Sul punto, si è pronunciata – con l’ordinanza in commento - la Corte di Cassazione, la quale ha anzitutto premesso come la garanzia costituzionale della presunzione di innocenza sino a condanna penale definitiva non trova applicazione, nemmeno analogica o estensiva, in sede di giurisdizione civile ed in particolare con riguardo alla materia delle obbligazioni e dei contratti, cui attiene il rapporto di lavoro, poiché “detta presunzione non osta all'esercizio da parte del datore di lavoro della facoltà di recesso per giusta causa per comportamenti del lavoratore che possano altresì integrare gli estremi del reato, qualora i fatti commessi siano di tale gravità da determinare una situazione di improseguibilità, anche provvisoria, del rapporto, senza che sia necessario, in tale evenienza, attendere la sentenza definitiva di condanna, restando privo di rilievo che il contratto collettivo di lavoro preveda la più grave sanzione disciplinare solo in siffatta ipotesi (vedi Cass. 19/6/2014 n. 13955, Cass. 21/9/2016 n. 18513)”.

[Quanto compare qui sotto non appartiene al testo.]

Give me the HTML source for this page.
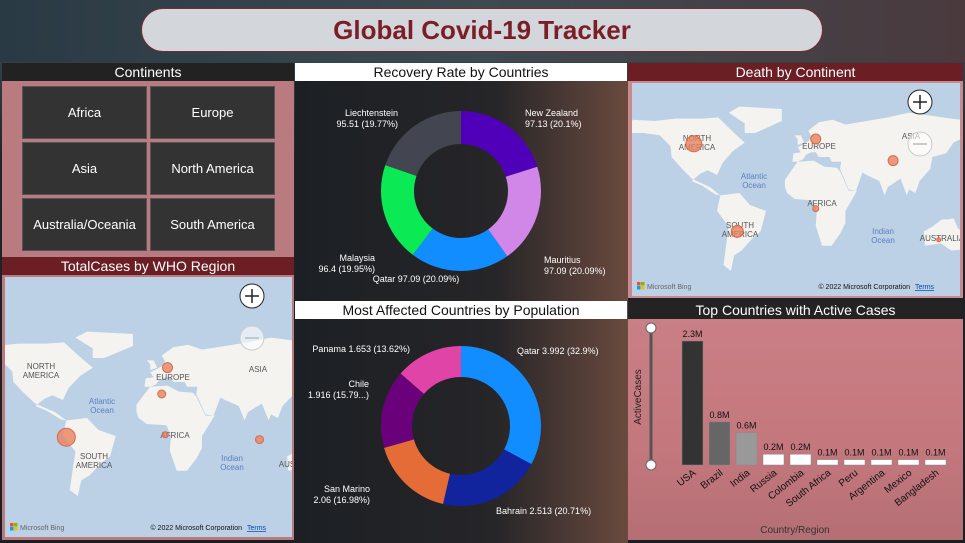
<!DOCTYPE html>
<html><head><meta charset="utf-8">
<style>
body{margin:0;width:965px;height:543px;overflow:hidden;font-family:"Liberation Sans",sans-serif;}
#root{position:relative;width:965px;height:543px;background:linear-gradient(180deg,#2b3a44 0%,#34424a 10%,#1f2428 30%,#1c1f22 100%);}
.hdr{position:absolute;height:18px;line-height:18px;text-align:center;font-size:14px;}
.btn{position:absolute;width:125px;height:53px;background:#333333;border:1px solid #555;color:#fff;font-size:13px;display:flex;align-items:center;justify-content:center;box-sizing:border-box;}
svg text{font-family:"Liberation Sans",sans-serif;}
</style></head><body>
<div id="root">
<svg width="965" height="543" style="position:absolute;left:0;top:0">
<defs>
<linearGradient id="mid" x1="0" y1="0" x2="1" y2="0"><stop offset="0" stop-color="#1c2024"/><stop offset="0.6" stop-color="#262528"/><stop offset="1" stop-color="#6a4a3e"/></linearGradient>
<linearGradient id="top" x1="0" y1="0" x2="1" y2="0"><stop offset="0" stop-color="#2a3a44"/><stop offset="0.5" stop-color="#3d4a50"/><stop offset="1" stop-color="#4a3a3e"/></linearGradient>
</defs>
<rect x="0" y="0" width="965" height="62" fill="url(#top)"/>
<rect x="295" y="81" width="333" height="462" fill="url(#mid)"/>
</svg>
<div style="position:absolute;left:141px;top:8px;width:682px;height:44px;border-radius:22px;background:#d3d6da;border:1px solid #7a2a30;box-sizing:border-box;text-align:center;line-height:42px;font-size:26px;font-weight:bold;color:#7a1f28;">Global Covid-19 Tracker</div>

<div style="position:absolute;left:2px;top:63px;width:292px;height:194px;background:#b97a80;"></div>
<div class="hdr" style="left:2px;top:63px;width:292px;background:#222;color:#fff;">Continents</div>
<div class="btn" style="left:22px;top:86px;">Africa</div>
<div class="btn" style="left:150px;top:86px;">Europe</div>
<div class="btn" style="left:22px;top:142px;">Asia</div>
<div class="btn" style="left:150px;top:142px;">North America</div>
<div class="btn" style="left:22px;top:198px;">Australia/Oceania</div>
<div class="btn" style="left:150px;top:198px;">South America</div>

<div style="position:absolute;left:2px;top:257px;width:292px;height:283px;background:#b97a80;"></div>
<div class="hdr" style="left:2px;top:257px;width:292px;background:#6b1e24;color:#fff;">TotalCases by WHO Region</div>
<svg id="map1" width="287" height="260" style="position:absolute;left:5px;top:277px"></svg>

<div class="hdr" style="left:295px;top:63px;width:332px;background:#fff;color:#111;">Recovery Rate by Countries</div>
<svg id="donut1" width="333" height="220" style="position:absolute;left:295px;top:81px"></svg>

<div class="hdr" style="left:295px;top:301px;width:332px;background:#fff;color:#111;">Most Affected Countries by Population</div>
<svg id="donut2" width="333" height="223" style="position:absolute;left:295px;top:320px"></svg>

<div style="position:absolute;left:628px;top:63px;width:335px;height:235px;background:#c98a8e;"></div>
<div class="hdr" style="left:628px;top:63px;width:335px;background:#6b1e24;color:#fff;">Death by Continent</div>
<svg id="map2" width="328" height="213" style="position:absolute;left:632px;top:83px"></svg>

<div style="position:absolute;left:628px;top:301px;width:335px;height:239px;background:linear-gradient(180deg,#c98086,#c4787e 60%,#b46f74);"></div>
<div class="hdr" style="left:628px;top:301px;width:335px;background:#232323;color:#fff;">Top Countries with Active Cases</div>
<svg id="bars" width="335" height="222" style="position:absolute;left:628px;top:319px"></svg>
</div>

<script>
const NS='http://www.w3.org/2000/svg';
function mk(p,t,a){const e=document.createElementNS(NS,t);for(const k in a)e.setAttribute(k,a[k]);p.appendChild(e);return e;}

const barCountries=['USA','Brazil','India','Russia','Colombia','South Africa','Peru','Argentina','Mexico','Bangladesh'];
const barValues=[2.3,0.8,0.6,0.2,0.2,0.1,0.1,0.1,0.1,0.1];
const barLabels=['2.3M','0.8M','0.6M','0.2M','0.2M','0.1M','0.1M','0.1M','0.1M','0.1M'];
const barColors=['#333333','#666666','#999999','#ffffff','#ffffff','#ffffff','#ffffff','#ffffff','#ffffff','#ffffff'];

const recCountries=['New Zealand','Mauritius','Qatar','Malaysia','Liechtenstein'];
const recValues=[97.13,97.09,97.09,96.4,95.51];
const recColors=['#5000b8','#d087e8','#118dff','#0bea54','#434650'];
const popCountries=['Qatar','Bahrain','San Marino','Chile','Panama'];
const popValues=[3.992,2.513,2.06,1.916,1.653];
const popColors=['#118dff','#12239e','#e66c37','#6b007b','#e044a7'];

(function(){
 const s=document.getElementById('bars');
 const base=146, x0=54, step=27, bw=21, maxV=2.3, maxH=124;
 const yS=v=>v/maxV*maxH;
 mk(s,'line',{x1:23,y1:8,x2:23,y2:146,stroke:'#555','stroke-width':3});
 const c1=mk(s,'circle',{cx:23,cy:9,r:5,fill:'#fff',stroke:'#666'});
 
 
 const c2=mk(s,'circle',{cx:23,cy:146,r:5,fill:'#fff',stroke:'#666'});
 
 
 const yt=mk(s,'text',{x:13,y:78,'font-size':10,fill:'#222','text-anchor':'middle',transform:'rotate(-90 13 78)'});
 yt.textContent='ActiveCases';
 
 
 const xt=mk(s,'text',{x:167,y:214,'font-size':10,fill:'#333','text-anchor':'middle'});
 xt.textContent='Country/Region';
 
 
 barValues.forEach((v,i)=>{
  const h=yS(v), x=x0+i*step;
  const r=mk(s,'rect',{x:x,y:base-h,width:bw,height:h,fill:barColors[i],stroke:'#888','stroke-width':0.5});
  
  
  const t=mk(s,'text',{x:x+bw/2,y:base-h-4,'font-size':9,fill:'#111','text-anchor':'middle'});
  t.textContent=barLabels[i];
  
  
  const cx=x+bw/2+4, cy=base+9;
  const l=mk(s,'text',{x:cx,y:cy,'font-size':10,fill:'#111','text-anchor':'end',transform:`rotate(-38 ${cx} ${cy})`});
  l.textContent=barCountries[i];
  
  
 });
})();

function donut(id,vals,cols,names,cx,cy,R,r,labels){
 const s=document.getElementById(id);
 const tot=vals.reduce((a,b)=>a+b,0); let a0=-Math.PI/2;
 vals.forEach((v,i)=>{
  const a1=a0+v/tot*2*Math.PI, lg=(a1-a0)>Math.PI?1:0;
  const p=(A,rr)=>[cx+rr*Math.cos(A),cy+rr*Math.sin(A)];
  const [x1,y1]=p(a0,R),[x2,y2]=p(a1,R),[x3,y3]=p(a1,r),[x4,y4]=p(a0,r);
  const e=mk(s,'path',{d:`M${x1},${y1}A${R},${R} 0 ${lg} 1 ${x2},${y2}L${x3},${y3}A${r},${r} 0 ${lg} 0 ${x4},${y4}Z`,fill:cols[i]});
  
  
  a0=a1;
 });
 labels.forEach(L=>{
  L.lines.forEach((tx,j)=>{
   const t=mk(s,'text',{x:L.x,y:L.y+j*11,'font-size':9,fill:'#fff','text-anchor':L.a});
   t.textContent=tx;
   
   
  });
 });
}
donut('donut1',recValues,recColors,recCountries,166,110,80,47,[
 {x:230,y:35,a:'start',lines:['New Zealand','97.13 (20.1%)']},
 {x:103,y:35,a:'end',lines:['Liechtenstein','95.51 (19.77%)']},
 {x:249,y:182,a:'start',lines:['Mauritius','97.09 (20.09%)']},
 {x:80,y:180,a:'end',lines:['Malaysia','96.4 (19.95%)']},
 {x:121,y:201,a:'middle',lines:['Qatar 97.09 (20.09%)']}
]);
donut('donut2',popValues,popColors,popCountries,166,106,80,49,[
 {x:222,y:34,a:'start',lines:['Qatar 3.992 (32.9%)']},
 {x:115,y:32,a:'end',lines:['Panama 1.653 (13.62%)']},
 {x:74,y:67,a:'end',lines:['Chile','1.916 (15.79...)']},
 {x:75,y:172,a:'end',lines:['San Marino','2.06 (16.98%)']},
 {x:201,y:194,a:'start',lines:['Bahrain 2.513 (20.71%)']}
]);

const land=[
 [[-168,66],[-160,71],[-140,70],[-120,72],[-95,72],[-80,73],[-65,60],[-55,52],[-66,45],[-76,35],[-81,25],[-90,29],[-97,26],[-105,20],[-95,16],[-83,9],[-78,8],[-88,15],[-105,22],[-115,31],[-124,40],[-125,49],[-135,58],[-150,60],[-165,60]],
 [[-55,60],[-45,60],[-20,70],[-20,80],[-60,82],[-70,77],[-55,68]],
 [[-78,8],[-60,10],[-50,0],[-35,-5],[-40,-22],[-48,-28],[-58,-38],[-65,-42],[-68,-55],[-75,-50],[-72,-30],[-70,-18],[-81,-5],[-80,0]],
 [[-10,36],[-9,43],[-2,44],[-5,48],[5,53],[8,57],[5,62],[15,69],[28,71],[40,67],[60,70],[80,73],[100,77],[140,72],[180,68],[180,62],[160,60],[142,52],[135,43],[122,40],[120,30],[110,20],[106,10],[100,13],[98,8],[92,22],[80,15],[77,8],[72,20],[60,25],[56,27],[50,12],[43,13],[35,30],[36,36],[27,36],[25,40],[20,40],[15,40],[12,44],[8,44],[3,42],[0,38],[-5,36]],
 [[-17,15],[-17,21],[-10,30],[-5,36],[10,37],[20,32],[32,31],[35,28],[43,12],[51,12],[40,-5],[40,-15],[35,-24],[27,-34],[18,-34],[12,-17],[13,-5],[9,4],[-8,5],[-15,10]],
 [[114,-22],[122,-18],[131,-12],[137,-12],[142,-11],[146,-19],[153,-26],[150,-37],[140,-38],[130,-32],[115,-34]],
 [[-8,58],[-2,58],[1,52],[-5,50],[-5,55]]
];
const deathRegions=['NORTH AMERICA','EUROPE','ASIA','AFRICA','SOUTH AMERICA','AUSTRALIA'];
const deathValues=[8,5,5,3,6,2];
const deathLon=[-103,12,85,12,-62,128];
const deathLat=[51,55,37,-3,-22,-29];
const whoRegions=['Americas','Europe','Eastern Mediterranean','Africa','South-East Asia'];
const whoValues=[9,5,4,3,4];
const whoLon=[-78,10,5,8,90];
const whoLat=[-6,52,30,-4,-8];
function drawMap(id,W,H,ax,bx,ay,by,bub,labels,zoomY,vals,lons,lats,names){
 const s=document.getElementById(id);
 mk(s,'rect',{x:0,y:0,width:W,height:H,fill:'#bcd1e5'});
 const g=mk(s,'g',{});
 land.forEach(poly=>{
  mk(g,'polygon',{points:poly.map(p=>(ax*p[0]+bx)+','+(by-ay*p[1])).join(' '),fill:'#f5f3f0'});
 });
 labels.forEach(L=>{
  L.t.forEach((tx,j)=>{const t=mk(s,'text',{x:L.x,y:L.y+j*9,'font-size':8,fill:L.c||'#555','text-anchor':'middle'});t.textContent=tx;});
 });
 vals.forEach((v,i)=>{
  const c=mk(s,'circle',{cx:ax*lons[i]+bx,cy:by-ay*lats[i],r:v,fill:'#e8825f','fill-opacity':0.8,stroke:'#d86a48'});
  
  
 });
 const zx=W-40;
 const zi=mk(s,'circle',{cx:zx,cy:zoomY,r:12,fill:'#fff',stroke:'#222'});
 
 
 mk(s,'path',{d:`M${zx-7},${zoomY}h14M${zx},${zoomY-7}v14`,stroke:'#222','stroke-width':1.5});
 const zo=mk(s,'circle',{cx:zx,cy:zoomY+42,r:12,fill:'#fff','fill-opacity':0.6,stroke:'#ccc'});
 
 
 mk(s,'path',{d:`M${zx-7},${zoomY+42}h14`,stroke:'#bbb','stroke-width':1.5});
 const sq=['#f25022','#7fba00','#00a4ef','#ffb900'];
 sq.forEach((c,i)=>mk(s,'rect',{x:5+(i%2)*4,y:H-14+Math.floor(i/2)*4,width:3.5,height:3.5,fill:c}));
 const b=mk(s,'text',{x:15,y:H-7,'font-size':7,fill:'#666'});b.textContent='Microsoft Bing';
 const c=mk(s,'text',{x:W-50,y:H-7,'font-size':7,fill:'#111','text-anchor':'end'});c.textContent='© 2022 Microsoft Corporation';
 const tm=mk(s,'text',{x:W-45,y:H-7,'font-size':7,fill:'#0645ad','text-decoration':'underline'});tm.textContent='Terms';
 
 
}
drawMap('map2',328,213,1.06,171,1.2,122,null,[
 {x:65,y:58,t:['NORTH','AMERICA']},{x:187,y:66,t:['EUROPE']},{x:190,y:123,t:['AFRICA']},
 {x:108,y:145,t:['SOUTH','AMERICA']},{x:279,y:56,t:['ASIA']},{x:310,y:158,t:['AUSTRALIA']},
 {x:122,y:96,t:['Atlantic','Ocean'],c:'#5b7fbf'},{x:251,y:151,t:['Indian','Ocean'],c:'#5b7fbf'}
],19,deathValues,deathLon,deathLat,deathRegions);
drawMap('map1',287,260,1.15,151,1.2,153,null,[
 {x:36,y:92,t:['NORTH','AMERICA']},{x:168,y:103,t:['EUROPE']},{x:170,y:161,t:['AFRICA']},
 {x:89,y:182,t:['SOUTH','AMERICA']},{x:253,y:95,t:['ASIA']},{x:282,y:190,t:['AUS']},
 {x:97,y:127,t:['Atlantic','Ocean'],c:'#5b7fbf'},{x:227,y:184,t:['Indian','Ocean'],c:'#5b7fbf'}
],19,whoValues,whoLon,whoLat,whoRegions);
</script>
</body></html>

Gli Ermellini hanno dunque ritenuto corretta la valutazione dei giudici di merito che, ai fini della valutazione in ordine alla gravità dei fatti, avevano valorizzato il possesso di circa 40 grammi di marjuana e 34 grammi di hashish, quantità tali da escludere un uso esclusivamente personale, e il conseguente inevitabile contatto con ambienti criminali, contatto pregiudizievole per l’immagine aziendale, aggiudicataria peraltro anche di appalti pubblici.
Una volta ritenuto integrato il requisito della gravità della condotta extra lavorativa ai fini della prosecuzione del rapporto, il Collegio ha osservato poi che, in simili casi, a nulla rileva che il contratto collettivo preveda la sanzione espulsiva solo nell’ipotesi di condanna definitiva, poiché l’elencazione delle ipotesi di giusta causa del licenziamento ha valenza meramente esemplificativa e non esclude la sussistenza della giusta causa per un grave comportamento contrario alle norme della comune etica o del comune vivere civile purché tale comportamento sia idoneo a far venire meno il vincolo fiduciario.
La Corte, quindi, ha ritenuto legittimo il licenziamento intimato dalla società, specificando comunque che non tutti i comportamenti extralavorativi possono portare alla risoluzione del rapporto per giusta causa, dovendo i fatti commessi - lo ribadiamo - essere contrari alle norme della comune etica o del comune vivere civile e di gravità tale da determinare una situazione di improseguibilità, anche provvisoria, del rapporto.